Led by another surge in owner household formation, homeownership rates are up again, but those gains are not driven by those who experienced the housing crash and lived to tell about it.
At 64.4 percent homeownership nationally, we still fall short of the 67.1 percent seen at the beginning of 2000, but the continued, if gradual, rise in homeownership rates is a more solid, trustworthy sign of housing market recovery than home values, which have more years of volatility in front of them.
First-time home buyers drove the market this year. The homeownership rate of the 45 to 55 age bracket dropped quarter-over-quarter, while the under 35 age bracket continues to rally. Their homeownership rate is up a whopping 1.2 percent since Q3 2017 to 36.8. Each year, for the next several years, more people will be turning 34 — the median age of first-time home buyers — than the year before. And they’re turning to home buying: 46 percent of buyers this past year were first timers.

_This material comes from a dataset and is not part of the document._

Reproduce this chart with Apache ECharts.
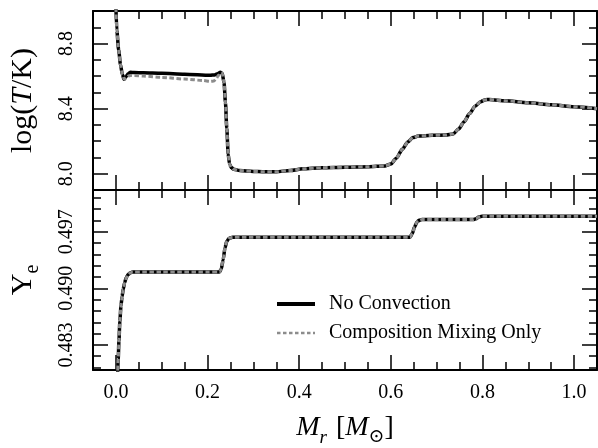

With a quarter-over-quarter decline in homeownership rate, the age group hit hardest by the housing crash — the 45 to 55 age bracket — experienced only moderate growth over the past year, rising just 0.6 percentage points to 69.7 percent.
The drive to buy is leaving the rental market a bit high and dry. Over the past quarter, renter household formation is down 68,000 households, and rental vacancy rates edged higher to 7.1 percent. This September saw the first rent declines, -0.2 percent year-over-year, after several months of softening.